Der Text ist mitnichten positiv oder fröhlich, im Gegenteil, es handelt sich um einen extrem intensiven, sehr dichten und (emotional) fordernden Text, dessen Schluss für den aufmerksamen Leser eine unglaublich gelungene Überraschung im Hinblick auf Lesererwartungen und Gattungszugehörigkeit bietet. Ich bin nicht restlos begeistert, es ist einfach kein schönes Buch, aber trotzdem ein gutes. Ein Lesetipp für alle, die viel Nachdenken, intensive Auseinandersetzungen und Selbstsektion zu schätzen wissen und sich auf das Abenteuer der Autofiktion einlassen wollen.
Profile Image for Franzi.
181 reviews1 follower
January 30, 2022
Auf einer Lesung wird eine Frau, eine Autorin, von einer ihr fremden Frau angesprochen. Sie eröffnet ihr, dass sie den gleichen Vater haben. Noch am gleichen Abend trennen sich ihre Wege wieder, ohne das sie länger miteinander gesprochen haben. Diese Begegnung wird von der Protagonistin als "das Vorkommis" bezeichnet. Es ist ein Auslöser für ein sich drehendes Gedankenkarrussel. Jeder in der Familie hat eine eigene Meinung dazu, wie mit der veränderten Situation umzugehen ist. Jeder hat eine andere Strategie um das vor langer Zeit Geschehene für sich zu verarbeiten. Auch eine berufliche Reise in die USA stellt für die Protagonistin eher eine Flucht dar. Fliehen, Abstand bekommen, nicht daran denken müssen.

Die Protagonistin, ihre Kinder, ihre Familie - alle bleiben namenlos. Und für mich auch irgendwie konturlos. Es ist mir nicht gelungen, diesen Figuren für mich ein Gesicht zu geben. Sie werden auch eher abstrakt beschrieben, z.B. "das ältere Kind". So sehr auch über das vorliegende Gefühlschaos berichtet wird, in dem die Erzählerin sich befindet, so bleibt bei mir trotzdem eine gewisse Distanz erhalten. Ich habe das Gefühl, die Autorin möchte mir zwar ihre Geschichte erzählen, mich aber gleichzeitig trotzdem nicht zu nah an sich heranlassen.
Dabei ist das Erzählte alles andere als belanglos. Die Protagonistin lässt ihr Leben gedanklich Revue passieren und stellt dabei auch ihre familiären Beziehnungen auf den Prüfstand.
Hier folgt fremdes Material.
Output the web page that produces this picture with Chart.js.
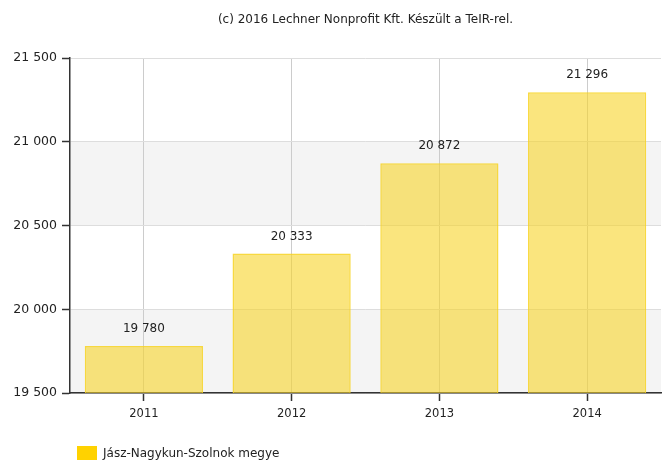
<!DOCTYPE html>
<html><head><meta charset="utf-8">
<script src="https://cdn.jsdelivr.net/npm/chart.js@4"></script>
<style>html,body{margin:0;padding:0;background:#fff}#w{width:662px;height:462px}</style>
</head><body><div id="w"><canvas id="c" width="662" height="462"></canvas></div>
<script>
const categories = ['2011', '2012', '2013', '2014'];
const values = [19780, 20333, 20872, 21296];
const seriesName = 'Jász-Nagykun-Szolnok megye';
const titleText = '(c) 2016 Lechner Nonprofit Kft. Készült a TeIR-rel.';
const yMin = 19500, yMax = 21500, yStep = 500;

const fmt = v => String(v).replace(/\B(?=(\d{3})+(?!\d))/g, ' ');
const FONT = '"DejaVu Sans", Verdana, sans-serif';

const bands = {
  id: 'bands',
  beforeDraw(chart) {
    const {ctx, chartArea: a, scales: {y}} = chart;
    ctx.save();
    ctx.fillStyle = '#f4f4f4';
    for (let v = yMin; v < yMax; v += yStep * 2) {
      const t = y.getPixelForValue(v + yStep), b = y.getPixelForValue(v);
      ctx.fillRect(a.left, t, a.right - a.left, b - t);
    }
    ctx.restore();
  }
};

const extras = {
  id: 'extras',
  afterDatasetsDraw(chart) {
    const {ctx, chartArea: a} = chart;
    const meta = chart.getDatasetMeta(0);
    ctx.save();
    ctx.fillStyle = '#222';
    ctx.font = '12px ' + FONT;
    ctx.textAlign = 'center';
    ctx.textBaseline = 'bottom';
    meta.data.forEach((bar, i) => {
      ctx.fillText(fmt(values[i]), bar.x, bar.y - 11);
    });
    // title
    ctx.font = '12px ' + FONT;
    ctx.textBaseline = 'middle';
    ctx.fillText(titleText, (a.left + a.right) / 2, 20);
    // legend
    ctx.fillStyle = '#ffd200';
    ctx.fillRect(77, 446, 20, 14);
    ctx.fillStyle = '#222';
    ctx.textAlign = 'left';
    ctx.font = '12px ' + FONT;
    ctx.fillText(seriesName, 103, 454);
    ctx.restore();
  }
};

new Chart(document.getElementById('c'), {
  type: 'bar',
  data: {
    labels: categories,
    datasets: [{
      label: seriesName,
      data: values,
      backgroundColor: 'rgba(247,212,40,0.6)',
      borderColor: 'rgba(247,210,30,0.85)',
      borderWidth: 1.5,
      categoryPercentage: 0.8,
      barPercentage: 1
    }]
  },
  options: {
    responsive: false,
    animation: false,
    layout: {padding: {top: 58, right: 1, bottom: 39, left: 0}},
    plugins: {legend: {display: false}, title: {display: false}, tooltip: {enabled: false}},
    scales: {
      x: {
        grid: {color: '#cccccc', lineWidth: 1, tickLength: 8, tickColor: '#333', tickWidth: 1.5, offset: false, drawOnChartArea: true},
        border: {color: '#333', width: 1.5},
        ticks: {color: '#222', font: {family: FONT, size: 11.5}, padding: 6},
        afterFit(s) { s.height = 30; }
      },
      y: {
        min: yMin, max: yMax,
        grid: {color: '#dddddd', tickLength: 8, tickColor: '#333', tickWidth: 1.5},
        border: {color: '#333', width: 1.5},
        ticks: {stepSize: yStep, color: '#222', font: {family: FONT, size: 12.5}, padding: 5,
          callback: v => fmt(v)},
        afterFit(s) { s.width = 70; }
      }
    }
  },
  plugins: [bands, extras]
});
</script>
</body></html>
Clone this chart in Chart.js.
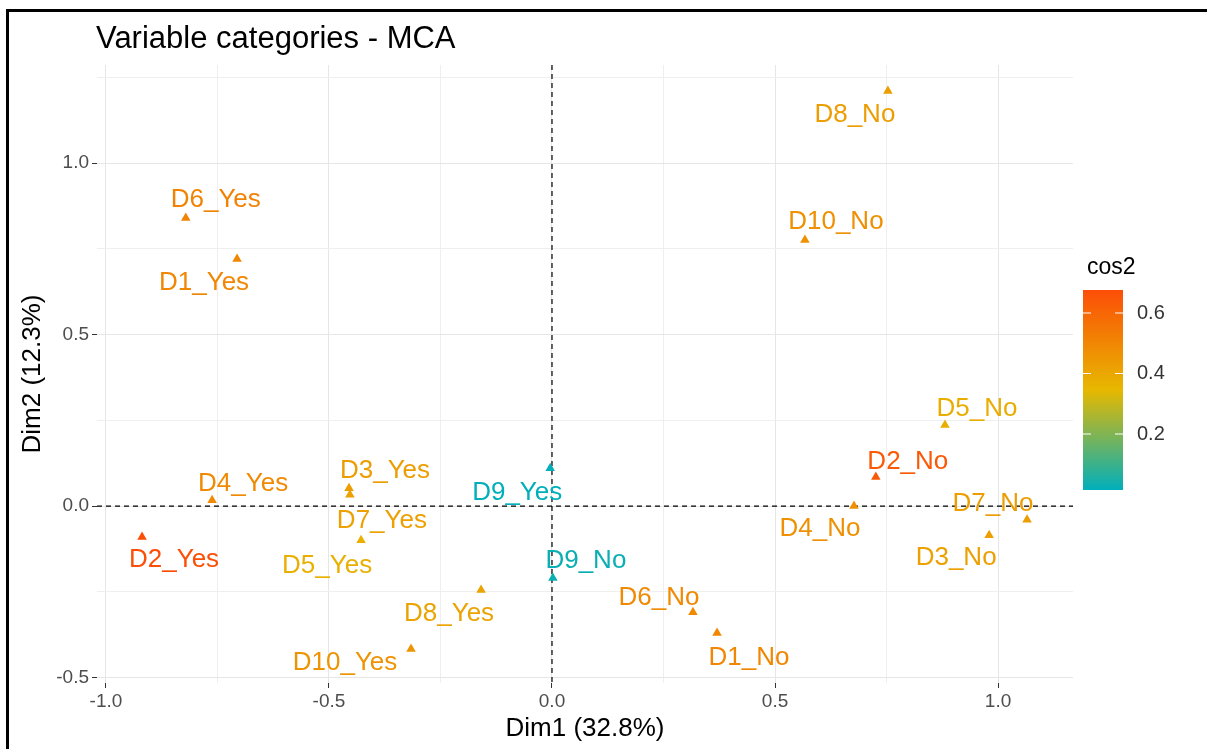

Für meinen Geschmack schießt sie dabei in Bezug auf ihren Mann allerdings gewaltig übers Ziel hinaus.
Dabei schreibt sie einige sehr schöne und vor allem sehr kluge Sätze, die mich als Leser unwillkürlich inne halten lassen. Und darüber nachdenken lassen, wie es denn in der eigenen Familie so ist. Oder wir man selbst gehandelt bzw. gefühlt hätte.

Allerdings hatte ich im Verlauf das Buches das Gefühl, dass sich die Gedanken wiederholten und man sich im Kreis drehte. Manche Einwürfe aus ihrer Kindheit oder Begebenheiten aus ihrem Leben konnte ich nicht so recht in Zusammenhang mit den aktuellen Situation bringen. Wobei das auch daran liegen mag, dass ich um einiges jünger als die Autorin bin und mir schlicht und ergreifend die für das Verstehen notwendige Lebenserfahrung fehlt. Ein Umstand, für den die Autorin absolut nichts kann.

"Das Vorkommnis" bildet den Auftakt einer Trilogie. Ich hatte mir aber etwas anderes versprochen. Es ist ein gutes Buch. Tiefgründig und authentisch, subtil und nachdenklich machend. Aber es hat mich leider nicht restlos begeistern können.